• WHAT THIS TASK INVOLVES: Below this line is the material. Write out only its lines from the one containing "Clone this chart in Plotly." through the one containing "3.5, 3.7, 5, 4]", both kept, exactly.

#### SOURCE DATA

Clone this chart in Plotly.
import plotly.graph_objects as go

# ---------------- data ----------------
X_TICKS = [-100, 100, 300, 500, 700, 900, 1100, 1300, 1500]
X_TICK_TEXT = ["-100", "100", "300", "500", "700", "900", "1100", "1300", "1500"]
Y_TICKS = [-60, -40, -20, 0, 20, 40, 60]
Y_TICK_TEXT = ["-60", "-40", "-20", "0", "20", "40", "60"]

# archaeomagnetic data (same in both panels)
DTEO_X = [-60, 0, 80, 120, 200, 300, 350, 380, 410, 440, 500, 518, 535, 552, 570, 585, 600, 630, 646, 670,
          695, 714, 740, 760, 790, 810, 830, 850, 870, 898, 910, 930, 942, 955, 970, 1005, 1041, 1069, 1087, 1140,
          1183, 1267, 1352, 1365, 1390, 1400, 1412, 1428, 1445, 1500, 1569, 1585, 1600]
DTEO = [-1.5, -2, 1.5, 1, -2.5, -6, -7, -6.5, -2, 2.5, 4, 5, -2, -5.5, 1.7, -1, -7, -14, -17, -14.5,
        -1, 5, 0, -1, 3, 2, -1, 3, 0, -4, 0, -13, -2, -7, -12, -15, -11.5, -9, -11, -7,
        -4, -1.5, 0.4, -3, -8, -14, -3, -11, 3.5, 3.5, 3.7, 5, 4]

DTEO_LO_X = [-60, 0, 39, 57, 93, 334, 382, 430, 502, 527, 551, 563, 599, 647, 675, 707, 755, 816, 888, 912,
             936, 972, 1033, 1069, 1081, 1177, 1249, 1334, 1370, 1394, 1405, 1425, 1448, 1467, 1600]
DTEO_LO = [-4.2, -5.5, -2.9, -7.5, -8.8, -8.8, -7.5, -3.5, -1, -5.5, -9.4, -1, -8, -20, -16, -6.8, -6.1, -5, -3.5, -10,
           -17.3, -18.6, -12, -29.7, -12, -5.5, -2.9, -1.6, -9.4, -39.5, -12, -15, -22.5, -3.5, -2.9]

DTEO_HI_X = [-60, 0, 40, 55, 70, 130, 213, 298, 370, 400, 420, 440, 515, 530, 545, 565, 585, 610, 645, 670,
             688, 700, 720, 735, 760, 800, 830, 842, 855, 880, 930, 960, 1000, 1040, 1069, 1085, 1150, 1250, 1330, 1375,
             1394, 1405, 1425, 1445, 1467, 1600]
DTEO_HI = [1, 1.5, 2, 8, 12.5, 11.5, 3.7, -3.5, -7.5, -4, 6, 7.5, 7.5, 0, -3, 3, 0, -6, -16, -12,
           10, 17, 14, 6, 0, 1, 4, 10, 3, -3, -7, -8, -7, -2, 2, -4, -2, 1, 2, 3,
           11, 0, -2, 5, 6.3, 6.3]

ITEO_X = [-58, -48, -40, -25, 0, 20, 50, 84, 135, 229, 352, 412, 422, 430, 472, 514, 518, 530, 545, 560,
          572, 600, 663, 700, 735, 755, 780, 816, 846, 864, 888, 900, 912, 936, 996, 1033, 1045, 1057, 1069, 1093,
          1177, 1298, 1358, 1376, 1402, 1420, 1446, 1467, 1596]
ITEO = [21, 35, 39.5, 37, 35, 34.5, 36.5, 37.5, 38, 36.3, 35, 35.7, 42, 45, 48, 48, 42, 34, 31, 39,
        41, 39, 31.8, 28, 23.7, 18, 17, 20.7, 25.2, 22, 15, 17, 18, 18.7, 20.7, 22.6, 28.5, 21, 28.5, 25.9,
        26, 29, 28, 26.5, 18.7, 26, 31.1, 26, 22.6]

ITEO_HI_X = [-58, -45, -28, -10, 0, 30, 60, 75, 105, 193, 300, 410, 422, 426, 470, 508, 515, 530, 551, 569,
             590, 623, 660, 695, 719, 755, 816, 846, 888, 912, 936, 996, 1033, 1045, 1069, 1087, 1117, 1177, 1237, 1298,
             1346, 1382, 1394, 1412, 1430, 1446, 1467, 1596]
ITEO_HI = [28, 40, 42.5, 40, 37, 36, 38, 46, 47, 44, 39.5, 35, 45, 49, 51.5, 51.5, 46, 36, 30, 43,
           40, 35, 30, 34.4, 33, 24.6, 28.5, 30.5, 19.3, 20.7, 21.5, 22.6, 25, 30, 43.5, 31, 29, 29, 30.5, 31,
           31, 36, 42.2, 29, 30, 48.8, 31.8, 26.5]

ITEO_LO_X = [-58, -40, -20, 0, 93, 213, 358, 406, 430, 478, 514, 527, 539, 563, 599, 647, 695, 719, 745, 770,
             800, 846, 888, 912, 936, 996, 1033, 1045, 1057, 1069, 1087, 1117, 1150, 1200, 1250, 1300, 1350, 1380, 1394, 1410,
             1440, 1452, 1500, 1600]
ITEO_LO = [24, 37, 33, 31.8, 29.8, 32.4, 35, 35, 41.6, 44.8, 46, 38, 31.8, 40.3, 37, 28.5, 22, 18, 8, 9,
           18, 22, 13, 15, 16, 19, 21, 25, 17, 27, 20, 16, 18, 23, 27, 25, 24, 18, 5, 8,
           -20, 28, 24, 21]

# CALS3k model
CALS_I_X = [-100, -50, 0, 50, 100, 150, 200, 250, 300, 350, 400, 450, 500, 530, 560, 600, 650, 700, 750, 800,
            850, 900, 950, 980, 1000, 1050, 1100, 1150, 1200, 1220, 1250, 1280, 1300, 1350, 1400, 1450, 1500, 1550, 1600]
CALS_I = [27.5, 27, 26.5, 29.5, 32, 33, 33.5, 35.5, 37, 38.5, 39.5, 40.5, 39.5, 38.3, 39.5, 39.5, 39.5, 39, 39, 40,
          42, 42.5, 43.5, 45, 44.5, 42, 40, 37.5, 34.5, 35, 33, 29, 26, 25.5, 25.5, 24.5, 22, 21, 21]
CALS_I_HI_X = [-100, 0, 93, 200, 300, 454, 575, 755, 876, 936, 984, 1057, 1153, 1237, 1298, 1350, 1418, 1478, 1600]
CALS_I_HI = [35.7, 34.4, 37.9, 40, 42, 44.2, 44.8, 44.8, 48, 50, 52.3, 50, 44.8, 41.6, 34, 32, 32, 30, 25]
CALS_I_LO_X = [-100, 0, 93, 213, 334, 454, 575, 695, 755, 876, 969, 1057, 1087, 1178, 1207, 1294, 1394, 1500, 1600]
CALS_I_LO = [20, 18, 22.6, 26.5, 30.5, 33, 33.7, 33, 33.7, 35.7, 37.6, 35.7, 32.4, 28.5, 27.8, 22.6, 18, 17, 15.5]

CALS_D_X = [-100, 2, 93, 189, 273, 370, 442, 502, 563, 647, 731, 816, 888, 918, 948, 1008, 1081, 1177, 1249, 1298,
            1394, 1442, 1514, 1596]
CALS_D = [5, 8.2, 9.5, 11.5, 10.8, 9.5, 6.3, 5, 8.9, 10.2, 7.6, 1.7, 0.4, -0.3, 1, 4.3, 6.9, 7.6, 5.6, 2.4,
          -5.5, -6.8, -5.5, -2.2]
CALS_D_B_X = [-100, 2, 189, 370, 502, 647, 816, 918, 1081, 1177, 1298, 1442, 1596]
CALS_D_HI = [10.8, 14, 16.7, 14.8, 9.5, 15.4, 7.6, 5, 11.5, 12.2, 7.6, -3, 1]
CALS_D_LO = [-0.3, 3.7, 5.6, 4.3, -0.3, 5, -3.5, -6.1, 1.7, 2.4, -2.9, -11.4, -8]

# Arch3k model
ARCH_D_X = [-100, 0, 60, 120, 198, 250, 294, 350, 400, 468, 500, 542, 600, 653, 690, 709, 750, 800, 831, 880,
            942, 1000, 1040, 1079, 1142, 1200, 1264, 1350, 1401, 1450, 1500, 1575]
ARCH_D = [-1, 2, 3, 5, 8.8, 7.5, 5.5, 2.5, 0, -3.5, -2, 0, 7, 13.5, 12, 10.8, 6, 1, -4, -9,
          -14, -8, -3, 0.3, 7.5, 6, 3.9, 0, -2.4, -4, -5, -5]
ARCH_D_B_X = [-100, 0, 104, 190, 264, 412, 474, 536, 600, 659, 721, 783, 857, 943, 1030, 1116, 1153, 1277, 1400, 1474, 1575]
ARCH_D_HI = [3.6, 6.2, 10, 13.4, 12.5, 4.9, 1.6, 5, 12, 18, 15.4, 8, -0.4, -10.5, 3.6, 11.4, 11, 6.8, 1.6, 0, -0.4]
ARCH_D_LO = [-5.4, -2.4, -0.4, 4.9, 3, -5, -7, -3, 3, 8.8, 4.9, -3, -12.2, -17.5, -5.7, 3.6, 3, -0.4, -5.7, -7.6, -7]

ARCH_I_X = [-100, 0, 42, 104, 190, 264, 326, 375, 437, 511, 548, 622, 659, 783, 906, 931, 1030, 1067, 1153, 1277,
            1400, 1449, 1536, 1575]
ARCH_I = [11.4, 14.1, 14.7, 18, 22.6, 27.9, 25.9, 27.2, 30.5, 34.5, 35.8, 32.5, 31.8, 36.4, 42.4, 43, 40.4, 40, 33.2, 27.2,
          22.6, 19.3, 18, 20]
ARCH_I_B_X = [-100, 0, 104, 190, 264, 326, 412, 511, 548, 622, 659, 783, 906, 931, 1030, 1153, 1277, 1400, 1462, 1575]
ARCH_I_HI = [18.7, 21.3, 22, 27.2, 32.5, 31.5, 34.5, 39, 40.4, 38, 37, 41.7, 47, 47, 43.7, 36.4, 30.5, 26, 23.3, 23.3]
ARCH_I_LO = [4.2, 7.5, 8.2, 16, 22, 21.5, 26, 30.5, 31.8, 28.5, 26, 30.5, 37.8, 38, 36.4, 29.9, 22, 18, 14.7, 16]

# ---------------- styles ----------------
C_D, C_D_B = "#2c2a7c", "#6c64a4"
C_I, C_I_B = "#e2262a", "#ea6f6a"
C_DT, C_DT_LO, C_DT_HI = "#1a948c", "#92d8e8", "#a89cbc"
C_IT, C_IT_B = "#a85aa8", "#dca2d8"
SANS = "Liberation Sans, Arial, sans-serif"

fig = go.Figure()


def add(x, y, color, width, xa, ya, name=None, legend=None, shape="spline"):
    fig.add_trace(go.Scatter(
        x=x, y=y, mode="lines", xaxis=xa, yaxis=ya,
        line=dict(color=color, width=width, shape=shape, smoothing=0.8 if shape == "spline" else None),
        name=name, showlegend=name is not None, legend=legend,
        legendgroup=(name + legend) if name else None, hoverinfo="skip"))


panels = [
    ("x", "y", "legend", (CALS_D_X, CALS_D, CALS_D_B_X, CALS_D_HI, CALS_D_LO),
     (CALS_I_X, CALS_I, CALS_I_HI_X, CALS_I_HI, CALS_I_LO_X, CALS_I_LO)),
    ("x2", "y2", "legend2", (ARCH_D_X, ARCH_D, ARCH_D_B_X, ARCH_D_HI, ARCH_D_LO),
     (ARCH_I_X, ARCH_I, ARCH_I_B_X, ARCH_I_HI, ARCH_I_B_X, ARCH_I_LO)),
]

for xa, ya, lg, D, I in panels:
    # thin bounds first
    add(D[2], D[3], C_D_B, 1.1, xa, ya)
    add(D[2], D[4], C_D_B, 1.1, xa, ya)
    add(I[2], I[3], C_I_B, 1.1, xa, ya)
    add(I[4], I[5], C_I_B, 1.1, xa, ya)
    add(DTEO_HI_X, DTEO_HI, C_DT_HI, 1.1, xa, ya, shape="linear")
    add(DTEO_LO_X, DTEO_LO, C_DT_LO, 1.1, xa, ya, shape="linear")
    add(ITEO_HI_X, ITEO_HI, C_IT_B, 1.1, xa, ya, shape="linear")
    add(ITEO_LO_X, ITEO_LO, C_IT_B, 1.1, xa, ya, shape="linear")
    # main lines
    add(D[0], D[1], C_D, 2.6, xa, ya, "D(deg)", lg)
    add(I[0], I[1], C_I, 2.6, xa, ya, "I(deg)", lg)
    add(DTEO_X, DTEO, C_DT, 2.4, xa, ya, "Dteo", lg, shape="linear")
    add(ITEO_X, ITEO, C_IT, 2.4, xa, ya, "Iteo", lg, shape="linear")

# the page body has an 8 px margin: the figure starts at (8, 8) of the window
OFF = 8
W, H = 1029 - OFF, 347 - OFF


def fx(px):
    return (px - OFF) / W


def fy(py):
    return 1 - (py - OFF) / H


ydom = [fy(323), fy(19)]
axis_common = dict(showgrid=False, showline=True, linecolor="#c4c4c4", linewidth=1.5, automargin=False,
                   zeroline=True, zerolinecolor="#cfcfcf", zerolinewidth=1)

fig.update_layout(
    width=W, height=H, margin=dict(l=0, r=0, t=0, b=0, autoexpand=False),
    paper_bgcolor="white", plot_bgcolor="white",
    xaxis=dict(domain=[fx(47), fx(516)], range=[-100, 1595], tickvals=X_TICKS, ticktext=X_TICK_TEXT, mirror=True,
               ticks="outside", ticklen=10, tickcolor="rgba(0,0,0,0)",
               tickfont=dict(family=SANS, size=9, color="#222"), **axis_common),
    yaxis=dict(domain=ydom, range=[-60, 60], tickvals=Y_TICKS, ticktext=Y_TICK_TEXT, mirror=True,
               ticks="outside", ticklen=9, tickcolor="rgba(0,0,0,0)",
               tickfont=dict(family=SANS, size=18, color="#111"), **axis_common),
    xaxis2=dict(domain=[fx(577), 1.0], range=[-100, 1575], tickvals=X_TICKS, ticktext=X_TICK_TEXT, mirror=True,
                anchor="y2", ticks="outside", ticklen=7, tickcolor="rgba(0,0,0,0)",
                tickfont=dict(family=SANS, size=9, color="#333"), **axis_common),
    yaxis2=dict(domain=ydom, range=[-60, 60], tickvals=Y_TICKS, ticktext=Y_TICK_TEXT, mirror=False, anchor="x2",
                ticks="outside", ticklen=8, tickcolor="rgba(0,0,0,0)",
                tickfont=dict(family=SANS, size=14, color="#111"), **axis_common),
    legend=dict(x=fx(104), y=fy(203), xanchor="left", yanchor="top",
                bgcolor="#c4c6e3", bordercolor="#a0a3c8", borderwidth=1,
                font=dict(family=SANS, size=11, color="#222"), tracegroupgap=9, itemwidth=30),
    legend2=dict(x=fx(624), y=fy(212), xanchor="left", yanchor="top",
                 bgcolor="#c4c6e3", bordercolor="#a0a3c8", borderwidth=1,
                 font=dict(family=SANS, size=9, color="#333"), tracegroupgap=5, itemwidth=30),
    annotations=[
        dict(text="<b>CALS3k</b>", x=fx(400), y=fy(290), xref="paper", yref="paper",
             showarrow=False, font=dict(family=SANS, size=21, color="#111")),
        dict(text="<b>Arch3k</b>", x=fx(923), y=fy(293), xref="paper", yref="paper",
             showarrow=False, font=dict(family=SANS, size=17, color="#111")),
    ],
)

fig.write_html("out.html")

########
#### SOURCE DATA

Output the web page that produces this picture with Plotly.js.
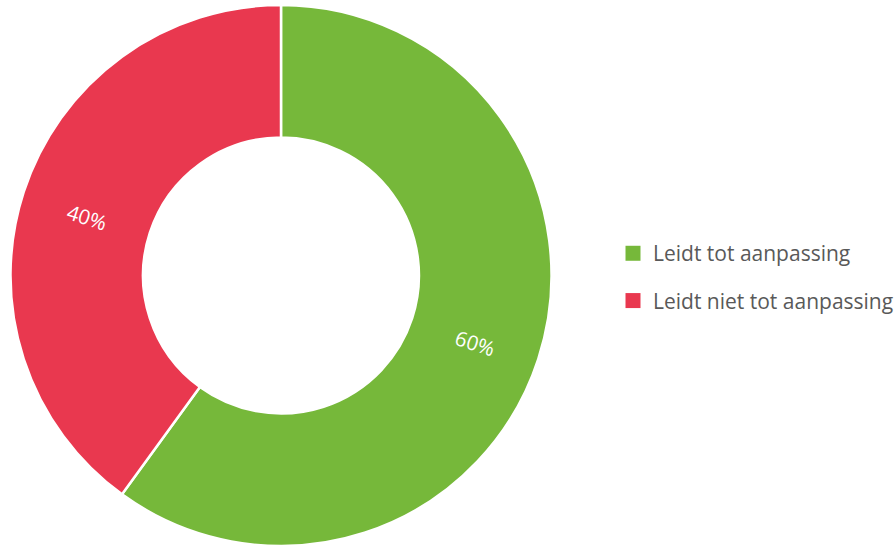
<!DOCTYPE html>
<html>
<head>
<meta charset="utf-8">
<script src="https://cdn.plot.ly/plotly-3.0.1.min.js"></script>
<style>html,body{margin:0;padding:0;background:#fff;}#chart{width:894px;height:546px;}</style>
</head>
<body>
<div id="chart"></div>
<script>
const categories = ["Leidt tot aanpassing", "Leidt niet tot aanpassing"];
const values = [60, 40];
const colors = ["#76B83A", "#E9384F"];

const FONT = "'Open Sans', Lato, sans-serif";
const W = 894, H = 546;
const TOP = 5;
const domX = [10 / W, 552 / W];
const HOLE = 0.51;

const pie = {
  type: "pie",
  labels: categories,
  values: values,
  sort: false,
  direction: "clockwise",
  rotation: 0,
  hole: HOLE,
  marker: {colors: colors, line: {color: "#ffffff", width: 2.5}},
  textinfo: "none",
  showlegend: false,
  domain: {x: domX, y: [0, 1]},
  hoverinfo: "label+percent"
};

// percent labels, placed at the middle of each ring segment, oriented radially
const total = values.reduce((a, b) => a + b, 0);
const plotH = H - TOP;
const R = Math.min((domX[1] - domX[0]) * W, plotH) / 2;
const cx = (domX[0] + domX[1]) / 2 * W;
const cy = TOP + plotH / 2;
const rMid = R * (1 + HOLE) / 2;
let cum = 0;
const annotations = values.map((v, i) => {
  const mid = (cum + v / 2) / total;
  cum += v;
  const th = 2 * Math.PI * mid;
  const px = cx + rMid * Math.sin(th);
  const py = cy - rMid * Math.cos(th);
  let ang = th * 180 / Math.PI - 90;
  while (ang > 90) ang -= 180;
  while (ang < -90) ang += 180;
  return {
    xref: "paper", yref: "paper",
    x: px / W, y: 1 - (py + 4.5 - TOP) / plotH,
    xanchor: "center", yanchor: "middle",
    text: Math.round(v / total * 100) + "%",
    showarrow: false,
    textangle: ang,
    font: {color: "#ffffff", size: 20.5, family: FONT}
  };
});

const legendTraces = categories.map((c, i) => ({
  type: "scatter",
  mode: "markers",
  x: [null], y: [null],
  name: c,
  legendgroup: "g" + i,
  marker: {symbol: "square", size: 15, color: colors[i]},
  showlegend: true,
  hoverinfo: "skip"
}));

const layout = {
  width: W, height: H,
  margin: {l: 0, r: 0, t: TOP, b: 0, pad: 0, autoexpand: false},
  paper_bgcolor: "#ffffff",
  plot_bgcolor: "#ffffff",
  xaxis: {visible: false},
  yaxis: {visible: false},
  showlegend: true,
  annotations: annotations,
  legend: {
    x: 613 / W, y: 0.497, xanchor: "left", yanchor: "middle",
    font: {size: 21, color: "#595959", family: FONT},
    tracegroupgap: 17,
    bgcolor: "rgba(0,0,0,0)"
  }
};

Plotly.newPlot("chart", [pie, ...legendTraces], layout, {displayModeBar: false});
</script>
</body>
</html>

########

• SOLUTION TO THE EXERCISE:
Clone this chart in Plotly.
import plotly.graph_objects as go

# ---------------- data ----------------
X_TICKS = [-100, 100, 300, 500, 700, 900, 1100, 1300, 1500]
X_TICK_TEXT = ["-100", "100", "300", "500", "700", "900", "1100", "1300", "1500"]
Y_TICKS = [-60, -40, -20, 0, 20, 40, 60]
Y_TICK_TEXT = ["-60", "-40", "-20", "0", "20", "40", "60"]

# archaeomagnetic data (same in both panels)
DTEO_X = [-60, 0, 80, 120, 200, 300, 350, 380, 410, 440, 500, 518, 535, 552, 570, 585, 600, 630, 646, 670,
          695, 714, 740, 760, 790, 810, 830, 850, 870, 898, 910, 930, 942, 955, 970, 1005, 1041, 1069, 1087, 1140,
          1183, 1267, 1352, 1365, 1390, 1400, 1412, 1428, 1445, 1500, 1569, 1585, 1600]
DTEO = [-1.5, -2, 1.5, 1, -2.5, -6, -7, -6.5, -2, 2.5, 4, 5, -2, -5.5, 1.7, -1, -7, -14, -17, -14.5,
        -1, 5, 0, -1, 3, 2, -1, 3, 0, -4, 0, -13, -2, -7, -12, -15, -11.5, -9, -11, -7,
        -4, -1.5, 0.4, -3, -8, -14, -3, -11, 3.5, 3.5, 3.7, 5, 4]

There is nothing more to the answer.